Forget gasoline - this car runs on gas

November 14, 1994|By Timothy B. Wheeler | Timothy B. Wheeler,Sun Staff Writer

If you believe the ultra-clean car of tomorrow will run on batteries, think again. Think gas.

Natural gas, that is.

How about a peppy compact that puts out a fraction of the pollution of a gasoline-powered car, has a range of 300 miles and costs you $5 and change to fill 'er up?

Meet the "Advanced Natural Gas Vehicle," a Geo Prizm modified run on compressed natural gas by the Johns Hopkins University Applied Physics Laboratory.

Better known for its work on satellites, missiles and other high-tech defense projects, the Laurel lab teamed with a small Reisterstown racing car builder and several other companies to craft a prototype for what they hope is a new generation of automobiles.

Among its gee-whiz features: "run-flat" Goodyear tires that will go for up to 250 miles with no air in them, and space-age, lightweight fuel tanks that can survive a dynamite blast.

"We're thrilled about it," said Julie Puckett, spokeswoman for the Natural Gas Vehicle [NGV] Coalition, representing gas utilities, pipeline companies and related firms.

Don't rush to the showrooms just yet.

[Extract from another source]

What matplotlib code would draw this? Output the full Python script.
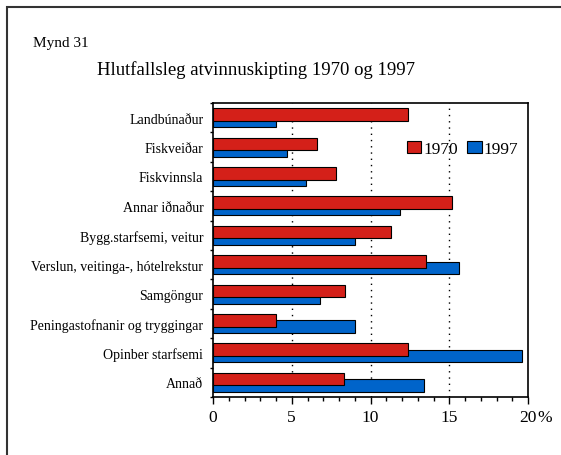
import numpy as np
import matplotlib
matplotlib.use("Agg")
import matplotlib.pyplot as plt
from matplotlib.patches import Patch, Rectangle
from matplotlib.ticker import MultipleLocator

plt.rcParams['font.family'] = ['Liberation Serif', 'DejaVu Serif']

# Data (percent of workforce)
categories = ["Landbúnaður", "Fiskveiðar", "Fiskvinnsla", "Annar iðnaður",
              "Bygg.starfsemi, veitur", "Verslun, veitinga-, hótelrekstur",
              "Samgöngur", "Peningastofnanir og tryggingar",
              "Opinber starfsemi", "Annað"]
share_1970 = [12.4, 6.6, 7.8, 15.2, 11.3, 13.5, 8.4, 4.0, 12.4, 8.3]
share_1997 = [4.0, 4.7, 5.9, 11.9, 9.0, 15.6, 6.8, 9.0, 19.6, 13.4]
xticks = [0, 5, 10, 15, 20]

red = '#D42019'
blue = '#0064CA'

fig = plt.figure(figsize=(5.61, 4.56), dpi=100)

# outer frame of the figure (left and top edges visible)
fig.patches.append(Rectangle((7/561, -0.1), 1.2, 1 - 8/456 + 0.1,
                             transform=fig.transFigure, fill=False,
                             edgecolor='#333333', linewidth=1.5))

ax = fig.add_axes([213/561, 1 - 398/456, 315/561, 294/456])

y = np.arange(len(categories))
h = 0.43
ax.barh(y + 0.11, share_1997, height=h, color=blue, edgecolor='black',
        linewidth=0.8, zorder=2)
ax.barh(y - 0.11, share_1970, height=h, color=red, edgecolor='black',
        linewidth=0.8, zorder=3)

ax.set_xlim(0, 20)
ax.set_ylim(len(categories) - 0.5, -0.5)

# dotted gridlines
for g in xticks[1:-1]:
    ax.axvline(g, color='black', linestyle=(0, (1, 3.5)), linewidth=1.0, zorder=1)

ax.set_xticks(xticks)
ax.set_xticklabels([str(t) for t in xticks])
ax.xaxis.set_minor_locator(MultipleLocator(1))
ax.tick_params(axis='x', which='major', length=5, width=1, pad=4, labelsize=12.5)
ax.tick_params(axis='x', which='minor', length=3, width=1)
# percent sign right after the last tick label
ax.annotate("%", xy=(20, 0), xycoords=('data', 'axes fraction'),
            xytext=(9, -12.5), textcoords='offset pixels', fontsize=12.5,
            ha='left', va='top')

ax.set_yticks(y)
ax.set_yticklabels(categories)
ax.set_yticks(np.arange(-0.5, len(categories)), minor=True)
ax.tick_params(axis='y', which='major', length=0, pad=7, labelsize=10)
ax.tick_params(axis='y', which='minor', length=2.5, width=1)

for s in ax.spines.values():
    s.set_linewidth(1.2)

handles = [Patch(facecolor=red, edgecolor='black', linewidth=0.8, label='1970'),
           Patch(facecolor=blue, edgecolor='black', linewidth=0.8, label='1997')]
fig.legend(handles=handles, loc='center left', bbox_to_anchor=(398/561, 1 - 150/456),
           ncol=2, frameon=False, fontsize=12.5, handlelength=0.85, handleheight=0.65,
           handletextpad=0.1, columnspacing=0.55, borderpad=0)

fig.text(33/561, 1 - 44/456, "Mynd 31", fontsize=11, ha='left', va='center')
fig.text(97/561, 1 - 70/456, "Hlutfallsleg atvinnuskipting 1970 og 1997",
         fontsize=13.5, ha='left', va='center')

fig.savefig("out.png", dpi=100)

The car cost $650,000 to develop, and Hopkins engineers say it still needs to be crash- and field-tested for safety and reliability. Major funding comes from the U.S. Department of Energy and from gas companies. Initial plans call for a limited number of vehicles to be road tested in the fleets of those companies.

While debate continues on whether electric cars are the ultimate answer to the smog affecting Baltimore and the rest of the mid-Atlantic and Northeast, proponents of natural gas vehicles say they may hold more immediate promise for slashing air pollution -- and the Hopkins project represents a potential breakthrough.

About 30,000 natural gas-powered autos -- mostly vans, trucks and buses -- already cruise the nation's highways. The total worldwide exceeds 1 million. If Maryland and 11 other East Coast states have their way, many more should appear in this part of the country in the next few years. The states from Maine to Virginia have petitioned the Environmental Protection Agency to require sales of progressively cleaner cars and light trucks, including at least some "advanced technology" vehicles beginning in 1998.

NGVs fit that description. While not pollution-free, natural gas burns much more cleanly than gasoline.

Auto manufacturers, however, have lobbied EPA to let them build a somewhat cleaner gasoline-powered car, without any required sales of "alternative" vehicles powered by batteries or natural gas. Seeking to broker a compromise, the EPA last week let a deadline for deciding the issue slip until mid-December.

Auto manufacturers contend that batteries aren't light or powerful enough yet to power an electric car for 300 miles or more without re-charging. As for natural gas vehicles, Chrysler Corp. has two on the market: a full-size van and a minivan, but they aren't selling well, said Jason Vines, a spokesman for the American Automobile Manufacturers Association.

Such older designs have drawbacks: sluggish handling, trunks crammed with heavy steel fuel tanks, and the need to fill up every 150 miles or so; not to mention prices $3,000 to $5,000 above comparable gasoline-powered cars and trucks.

That's where the Hopkins car comes in. Identical in outside appearance to a standard Geo Prizm, the natural gas car was designed to be reassuringly familiar to the driving public while overcoming the NGV's customary handicaps of limited range and lack of cargo space.

"We changed the 'black metal,' stuff that people really don't see -- unless you're a mechanic," explained John Wozniak, a mechanical engineer at the Hopkins laboratory and project manager. Under the hood is a four-cylinder, 1.6-liter engine from a Toyota MR-2 sports car, chosen because its combustion chamber design was deemed the most efficient for burning natural gas.

Chesapeake Automotive Enterprises, a small, four-person auto shop in Reisterstown with 25 years of experience in building and racing cars, modified the engine and outfitted it with a customized fuel mixer to get more power and fuel economy.

The result is a power plant with 130 horsepower, 30 percent more than the original Prizm. The car accelerates from zero to 60 miles per hour in 12.5 seconds, just a half-second slower than the gasoline-powered model.

The natural gas Prizm gets the equivalent of at least 32 miles per gallon of gasoline, compared with 29.5 miles per gallon for the original.

The improved efficiency of the engine, coupled with the cleaner fuel, means the Hopkins car exceeds the emission standards set by California. That state's stringent limits on auto pollution have been embraced by the East Coast states. The natural gas Prizm emits a fraction of the smog-forming hydrocarbons and nitrogen oxides allowed under California's requirements for an "ultra-low emission vehicle."